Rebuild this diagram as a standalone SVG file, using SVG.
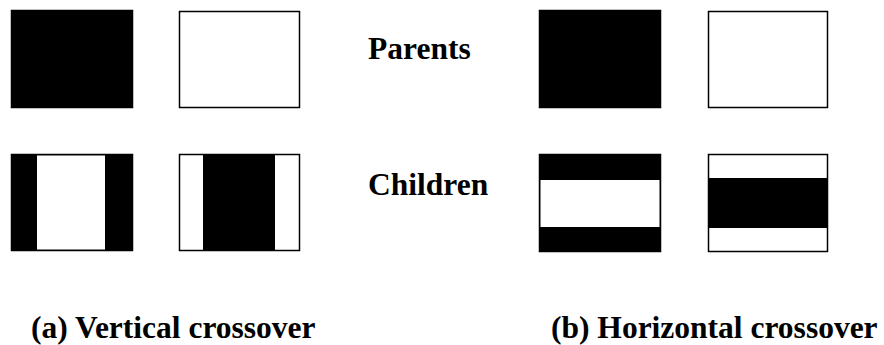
<svg xmlns="http://www.w3.org/2000/svg" width="884" height="345" viewBox="0 0 884 345">
<style>
.box{stroke:#000;stroke-width:1.5;}
.b{fill:#000;}
.w{fill:#fff;}
.t{font-family:"Liberation Serif","Times New Roman",serif;font-weight:bold;font-size:31.5px;fill:#000;}
</style>
<rect width="884" height="345" fill="#fff"/>
<g id="parent-a1"><rect class="box b" x="11.5" y="10.5" width="121" height="97"/></g>
<g id="parent-a2"><rect class="box w" x="179.5" y="11.5" width="120" height="96"/></g>
<g id="child-a1">
<rect class="box b" x="11.5" y="154.5" width="121" height="96"/>
<rect class="w" x="37" y="155.5" width="68" height="94"/>
</g>
<g id="child-a2">
<rect class="box w" x="179.5" y="154.5" width="120" height="96"/>
<rect class="b" x="203" y="154.5" width="72" height="96"/>
</g>
<g id="parent-b1"><rect class="box b" x="539.5" y="10.5" width="121" height="97"/></g>
<g id="parent-b2"><rect class="box w" x="708.5" y="11.5" width="119" height="96"/></g>
<g id="child-b1">
<rect class="box b" x="539.5" y="154.5" width="121" height="97"/>
<rect class="w" x="540.5" y="180" width="119" height="47"/>
</g>
<g id="child-b2">
<rect class="box w" x="708.5" y="154.5" width="119" height="97"/>
<rect class="b" x="708.5" y="178" width="119" height="50"/>
</g>
<g id="connectors"></g>
<g id="labels">
<text class="t" x="368" y="59">Parents</text>
<text class="t" x="368" y="195">Children</text>
<text class="t" x="31" y="338">(a) Vertical crossover</text>
<text class="t" x="551" y="338">(b) Horizontal crossover</text>
</g>
</svg>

-- -- --

◆ **EXERCISE AIM**
Leave out the pictures and give the listing above again exactly.

◆ **OUTPUT OF THE TASK**
Rebuild this diagram as a standalone SVG file, using SVG.
<svg xmlns="http://www.w3.org/2000/svg" width="884" height="345" viewBox="0 0 884 345">
<style>
.box{stroke:#000;stroke-width:1.5;}
.b{fill:#000;}
.w{fill:#fff;}
.t{font-family:"Liberation Serif","Times New Roman",serif;font-weight:bold;font-size:31.5px;fill:#000;}
</style>
<rect width="884" height="345" fill="#fff"/>
<g id="parent-a1"><rect class="box b" x="11.5" y="10.5" width="121" height="97"/></g>
<g id="parent-a2"><rect class="box w" x="179.5" y="11.5" width="120" height="96"/></g>
<g id="child-a1">
<rect class="box b" x="11.5" y="154.5" width="121" height="96"/>
<rect class="w" x="37" y="155.5" width="68" height="94"/>
</g>
<g id="child-a2">
<rect class="box w" x="179.5" y="154.5" width="120" height="96"/>
<rect class="b" x="203" y="154.5" width="72" height="96"/>
</g>
<g id="parent-b1"><rect class="box b" x="539.5" y="10.5" width="121" height="97"/></g>
<g id="parent-b2"><rect class="box w" x="708.5" y="11.5" width="119" height="96"/></g>
<g id="child-b1">
<rect class="box b" x="539.5" y="154.5" width="121" height="97"/>
<rect class="w" x="540.5" y="180" width="119" height="47"/>
</g>
<g id="child-b2">
<rect class="box w" x="708.5" y="154.5" width="119" height="97"/>
<rect class="b" x="708.5" y="178" width="119" height="50"/>
</g>
<g id="connectors"></g>
<g id="labels">
<text class="t" x="368" y="59">Parents</text>
<text class="t" x="368" y="195">Children</text>
<text class="t" x="31" y="338">(a) Vertical crossover</text>
<text class="t" x="551" y="338">(b) Horizontal crossover</text>
</g>
</svg>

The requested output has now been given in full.